In our part of the country, we call these features "balds" - the bare granite at the top of the mountains won't hold topsoil or allow anything but the hardiest of plants to gain purchase.

The Jordan Pond House in Acadia National
Park is famous for "Popovers(!)"
Of course there is a long pre-colonial history to the place.  There is evidence of human activity dating back at least 6,000 years, and like Yosemite, the geology of the place was shaped by glaciers during the Ice Age.  The Wikipedia article says the glaciers retreated about 25,000 years ago, leaving moraines and other rocky deposits behind - we encountered these on some of the trails we explored.

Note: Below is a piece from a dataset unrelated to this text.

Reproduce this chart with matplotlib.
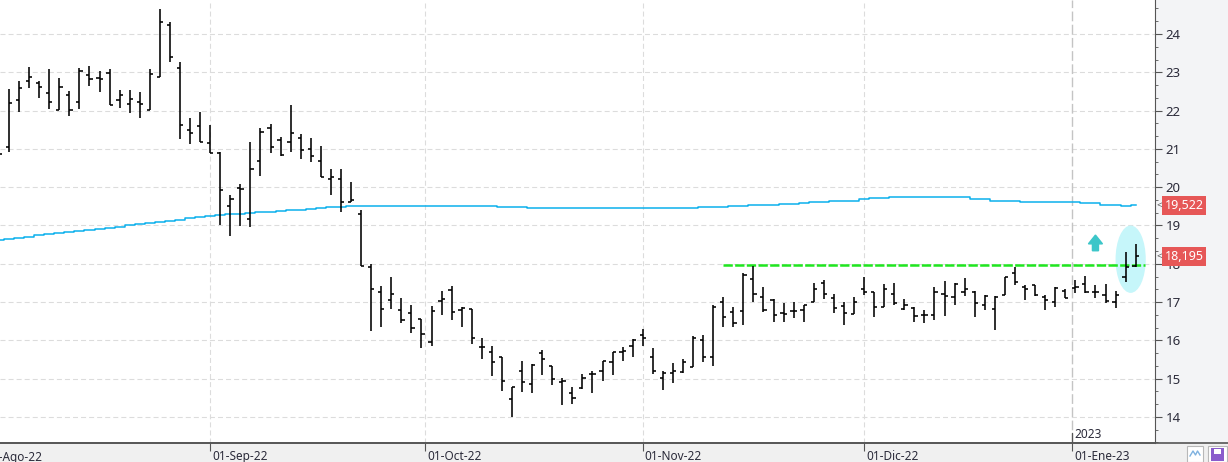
import matplotlib
matplotlib.use("Agg")
import matplotlib.pyplot as plt
from matplotlib.patches import Ellipse, FancyArrow, Rectangle
from matplotlib.ticker import MultipleLocator
from matplotlib.transforms import ScaledTranslation, blended_transform_factory

plt.rcParams['font.family'] = ['Noto Sans', 'DejaVu Sans']
plt.rcParams['lines.scale_dashes'] = False

# OHLC por sesion (indice 0 = primera barra parcialmente visible)
opens = [20.90, 21.05, 22.28, 22.77, 22.72, 22.46, 22.02, 22.41, 22.22, 22.93,
         22.85, 22.98, 22.28, 22.17, 22.22, 22.02, 22.88, 24.23, 23.11, 21.49,
         21.60, 21.15, 20.89, 19.51, 19.98, 19.17, 20.68, 21.55, 21.23, 21.18,
         21.28, 21.00, 20.68, 20.21, 20.21, 19.61, 19.30, 17.92, 17.26, 17.05,
         16.79, 16.71, 16.56, 15.95, 17.02, 17.32, 16.78, 16.82, 15.82, 15.69,
         15.57, 14.46, 15.21, 14.86, 15.66, 15.33, 14.90, 14.62, 14.75, 15.12,
         15.20, 15.44, 15.70, 15.85, 16.14, 15.57, 15.01, 15.14, 15.18, 15.30,
         16.01, 15.57, 17.01, 16.75, 16.76, 17.59, 17.12, 17.05, 16.71, 16.77,
         16.79, 17.00, 17.51, 17.10, 16.90, 16.69, 17.33, 17.27, 16.87, 17.21,
         16.81, 16.84, 16.66, 16.66, 17.21, 17.14, 17.27, 17.27, 16.92, 16.81,
         17.19, 17.75, 17.40, 17.45, 17.14, 16.99, 17.30, 17.36, 17.47, 17.27,
         17.19, 17.01, 17.66, 17.94]
highs = [21.00, 22.56, 22.77, 23.14, 22.77, 23.09, 22.85, 22.51, 23.11, 23.16,
         23.03, 23.09, 22.54, 22.54, 22.49, 23.09, 24.65, 24.31, 23.27, 21.81,
         21.96, 21.62, 20.92, 19.80, 20.08, 21.18, 21.55, 21.65, 21.31, 22.15,
         21.39, 21.28, 21.08, 20.47, 20.47, 20.14, 19.40, 18.00, 17.42, 17.65,
         17.10, 16.92, 16.56, 16.91, 17.29, 17.42, 16.86, 16.82, 16.05, 15.84,
         15.57, 14.79, 15.47, 15.38, 15.75, 15.33, 15.01, 14.79, 15.12, 15.21,
         15.46, 15.70, 15.82, 16.04, 16.30, 15.81, 15.20, 15.42, 15.51, 16.12,
         16.14, 16.92, 17.12, 16.86, 17.77, 17.95, 17.40, 17.07, 16.97, 17.01,
         16.92, 17.51, 17.58, 17.21, 17.01, 17.12, 17.65, 17.27, 17.46, 17.51,
         17.07, 16.86, 16.79, 17.40, 17.55, 17.49, 17.62, 17.29, 17.19, 17.16,
         17.66, 17.92, 17.45, 17.45, 17.19, 17.40, 17.33, 17.58, 17.68, 17.45,
         17.47, 17.30, 18.30, 18.51]
lows = [20.80, 20.92, 21.96, 22.59, 22.33, 22.04, 22.02, 21.86, 22.04, 22.64,
        22.49, 22.15, 22.07, 21.94, 21.81, 22.02, 22.88, 23.27, 21.26, 21.13,
        21.18, 20.89, 19.01, 18.73, 18.99, 18.96, 20.29, 20.89, 20.81, 20.92,
        20.74, 20.66, 20.27, 19.80, 19.35, 19.61, 17.95, 16.25, 16.36, 16.81,
        16.45, 16.19, 15.81, 15.84, 16.66, 16.53, 16.36, 15.91, 15.51, 15.07,
        14.69, 14.01, 14.66, 14.63, 15.10, 14.84, 14.30, 14.34, 14.72, 14.63,
        14.95, 15.10, 15.47, 15.57, 15.86, 15.11, 14.70, 14.88, 15.16, 15.30,
        15.44, 15.34, 16.36, 16.36, 16.40, 17.01, 16.73, 16.49, 16.49, 16.59,
        16.49, 17.00, 17.08, 16.72, 16.40, 16.69, 17.19, 16.62, 16.86, 16.92,
        16.78, 16.49, 16.45, 16.53, 16.64, 16.92, 17.16, 16.62, 16.79, 16.27,
        17.19, 17.45, 17.05, 17.16, 16.79, 16.86, 17.10, 17.23, 17.23, 17.10,
        16.97, 16.84, 17.53, 17.92]
closes = [20.87, 22.20, 22.59, 22.88, 22.62, 22.22, 22.62, 22.02, 23.03, 22.83,
          22.83, 22.15, 22.41, 22.30, 22.17, 22.96, 24.31, 23.40, 21.62, 21.41,
          21.18, 20.89, 19.93, 19.69, 19.95, 20.47, 21.44, 21.05, 20.84, 21.41,
          20.97, 20.81, 20.27, 20.27, 19.61, 19.67, 17.95, 17.34, 16.82, 17.20,
          16.53, 16.33, 16.16, 16.77, 17.08, 16.75, 16.84, 16.05, 15.82, 15.43,
          14.93, 14.79, 14.90, 15.36, 15.51, 14.98, 14.95, 14.49, 15.01, 15.12,
          15.46, 15.70, 15.73, 16.01, 16.05, 15.21, 15.14, 15.21, 15.44, 16.05,
          15.56, 16.88, 16.60, 16.45, 17.71, 17.21, 16.79, 16.66, 16.69, 16.77,
          16.92, 17.34, 17.21, 16.84, 16.71, 16.99, 17.25, 16.86, 17.33, 16.97,
          16.92, 16.64, 16.66, 17.27, 17.16, 17.47, 17.33, 16.97, 17.16, 17.14,
          17.66, 17.53, 17.33, 17.19, 17.05, 17.36, 17.10, 17.39, 17.27, 17.25,
          17.04, 17.19, 17.92, 18.195]

# media movil
ma = [18.62, 18.65, 18.68, 18.71, 18.74, 18.77, 18.80, 18.83, 18.85, 18.88,
      18.91, 18.94, 18.97, 19.00, 19.03, 19.06, 19.09, 19.12, 19.15, 19.19,
      19.22, 19.25, 19.27, 19.29, 19.31, 19.32, 19.34, 19.36, 19.38, 19.40,
      19.41, 19.43, 19.45, 19.47, 19.49, 19.51, 19.52, 19.52, 19.52, 19.52,
      19.52, 19.52, 19.52, 19.52, 19.52, 19.52, 19.52, 19.52, 19.52, 19.50,
      19.48, 19.47, 19.47, 19.46, 19.46, 19.45, 19.45, 19.45, 19.45, 19.45,
      19.45, 19.45, 19.45, 19.45, 19.45, 19.45, 19.45, 19.45, 19.45, 19.45,
      19.47, 19.48, 19.49, 19.51, 19.52, 19.53, 19.53, 19.54, 19.56, 19.56,
      19.60, 19.62, 19.62, 19.65, 19.65, 19.65, 19.69, 19.71, 19.71, 19.74,
      19.74, 19.74, 19.74, 19.74, 19.74, 19.74, 19.74, 19.69, 19.69, 19.65,
      19.65, 19.65, 19.62, 19.61, 19.61, 19.61, 19.61, 19.61, 19.58, 19.58,
      19.54, 19.54, 19.52, 19.522]

date_pos = [21, 42.35, 64, 86, 106.67]
date_labels = ['01-Sep-22', '01-Oct-22', '01-Nov-22', '01-Dic-22', '01-Ene-23']
first_label_pos = -1.3
first_label = '01-Ago-22'
top_label = 25

resistance = 17.98
res_start, res_end = 72, 113.9
last_price = 18.195
ma_last = 19.522

W, H = 1228, 462
fig = plt.figure(figsize=(W / 100, H / 100), dpi=100)
fig.patch.set_facecolor('#f0f0f0')
ax_right = 1155
ax_bottom = 443
ax = fig.add_axes([0, (H - ax_bottom) / H, ax_right / W, ax_bottom / H])
ax.set_facecolor('white')

# fondo del eje de precios
fig.patches.append(Rectangle((ax_right / W, (H - ax_bottom) / H), 1 - ax_right / W, ax_bottom / H,
                             transform=fig.transFigure, facecolor='#f3f4f6', edgecolor='none',
                             zorder=-5))

x = list(range(len(closes)))
ax.set_xlim(0.105, 114.92)
ax.set_ylim(13.32, 24.888)

# rejilla
for v in range(14, 25):
    ax.axhline(v, color='#dcdcdc', lw=0.8, ls=(0, (3.6, 2.2)), zorder=1)
for p in date_pos[:-1]:
    ax.axvline(p, color='#dcdcdc', lw=0.8, ls=(0, (3.6, 2.2)), zorder=1)
ax.axvline(date_pos[-1], color='#c4c4c4', lw=1.0, ls=(0, (7, 2.5)), zorder=1)
ax.axvline(date_pos[-1], ymin=0, ymax=10 / ax_bottom, color='#555555', lw=0.9, zorder=2)

# elipse y flecha
ax.add_patch(Ellipse((112.5, 18.12), 3.0, 1.76, facecolor='#c6f6fa', edgecolor='none', zorder=2))
ax.add_patch(FancyArrow(109, 18.34, 0, 0.41, width=0.6, head_width=1.4, head_length=0.23,
                        length_includes_head=True, color='#3cc6c9', zorder=3))

# media movil
ax.plot(x, ma, color='#0bb0ec', lw=1.1, drawstyle='steps-mid', zorder=3)

# resistencia
ax.hlines(resistance, res_start, res_end, color='#1fe61f', lw=1.8,
          linestyles=[(0, (6.7, 1.7))], zorder=4)

# barras OHLC
ax.vlines(x, lows, highs, color='black', lw=1.15, zorder=5)
ax.hlines(opens, [i - 0.32 for i in x], x, color='black', lw=1.15, zorder=5)
ax.hlines(closes, x, [i + 0.32 for i in x], color='black', lw=1.15, zorder=5)

# ejes
for s in ['top', 'left']:
    ax.spines[s].set_visible(False)
ax.spines['right'].set_color('#555555')
ax.spines['bottom'].set_color('#555555')
ax.spines['bottom'].set_linewidth(1.2)
ax.yaxis.tick_right()
ax.yaxis.set_major_locator(MultipleLocator(1))
ax.yaxis.set_minor_locator(MultipleLocator(1 / 3))
ax.tick_params(axis='y', which='major', direction='out', length=5, color='#555555',
               labelsize=9.5, labelcolor='#2b2b3a', pad=2.5)
ax.tick_params(axis='y', which='minor', direction='out', length=2.5, color='#555555')
ax.set_xticks(date_pos)
ax.set_xticklabels(date_labels, ha='left')
ax.tick_params(axis='x', direction='out', length=5.5, color='#555555', labelsize=8.5,
               labelcolor='#2b2b3a', pad=-0.5)
off = ScaledTranslation(1.5 / 72, 0, fig.dpi_scale_trans)
for lbl in ax.get_xticklabels():
    lbl.set_transform(lbl.get_transform() + off)

trans = blended_transform_factory(ax.transData, ax.transAxes)
ax.text(first_label_pos, -0.017, first_label, transform=trans, ha='left', va='top',
        fontsize=8.5, color='#2b2b3a', clip_on=False)
ax.text(date_pos[-1] + 0.2, 0.004, '2023', transform=trans, ha='left', va='bottom',
        fontsize=8.5, color='#2b2b3a', zorder=6)

# etiqueta 25 recortada arriba
ytr_ax = blended_transform_factory(ax.transAxes, ax.transData)
ax.text(1.0, top_label, str(top_label), transform=ytr_ax + ScaledTranslation(10.5 / 100, 0, fig.dpi_scale_trans),
        ha='left', va='center', fontsize=9.5, color='#2b2b3a', clip_on=False)

# linea inferior a todo el ancho
fig.add_artist(plt.Line2D([0, 1], [(H - ax_bottom) / H] * 2, transform=fig.transFigure,
                          color='#555555', lw=1.2))

# etiquetas de precio
ytr = blended_transform_factory(fig.transFigure, ax.transData)
for val in [ma_last, last_price]:
    txt = f'{val:.3f}'.replace('.', ',')
    ax.text(1184 / W, val, txt, transform=ytr, ha='center', va='center', fontsize=9,
            color='white', zorder=10,
            bbox=dict(boxstyle='square,pad=0.22', facecolor='#e65757', edgecolor='none'))
    ax.text(1156.5 / W, val, '<', transform=ytr, ha='left', va='center', fontsize=7,
            color='#555555', zorder=10)

# iconos inferiores
fig.patches.append(Rectangle((1187 / W, 0), 16 / W, 16 / H, transform=fig.transFigure,
                             facecolor='white', edgecolor='#b8b8b8', lw=0.8))
fig.add_artist(plt.Line2D([1190 / W, 1193 / W, 1195.5 / W, 1197.5 / W, 1200 / W],
                          [6 / H, 11 / H, 7 / H, 11 / H, 7 / H], transform=fig.transFigure,
                          color='#7fb2e0', lw=1.0))
fig.patches.append(Rectangle((1208 / W, 0), 19 / W, 16 / H, transform=fig.transFigure,
                             facecolor='white', edgecolor='#b8b8b8', lw=0.8))
fig.patches.append(Rectangle((1211 / W, 1 / H), 13 / W, 13 / H, transform=fig.transFigure,
                             facecolor='#8a5ccc', edgecolor='none'))
fig.patches.append(Rectangle((1214 / W, 8 / H), 7 / W, 5 / H, transform=fig.transFigure,
                             facecolor='white', edgecolor='none'))

fig.savefig('out.png', dpi=100, facecolor=fig.get_facecolor())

Our room at the Asticou Inn was not ready for us when we arrived, so we went over to Acadia National Park to get our bearings for some of the touring we planned.  Our destination was Jordan Pond, based on a couple of recommendations from co-workers and others familiar with the park.

To our surprise and delight, the restaurant there at the pond was open for lunch and could seat us right away.  We sat outside, and while the actual season hadn't started, the place was bustling, and there were already interpretive activities going on there - a basket weaving demonstration and a nature walk, among others.

The incredible view from our room at the Asticou Inn.
We were offered "Popovers(!)" to start the meal, and to our surprise, there was already fresh local produce available for the salads and sides.  We chose a light lunch including lobster stew (this would be the only lobster I had during the trip - I'm not a fan, and prefer fish) and salads.

After lunch, Mary and I decided to hike around Jordan Pond - that will be the topic of my next post.  When we finished that, we headed back to the Asticou to check in - and we were welcomed to our room with an incredible view of Northeast Harbor.

Over the next few days, that mesmerizing view would entertain us with views of boats coming and going, and the tidal changes.  The Inn and the little town were a great choice for basing our trip - it could be a place we come back to over and over again, as is the John Dougherty House in Mendocino, Ca.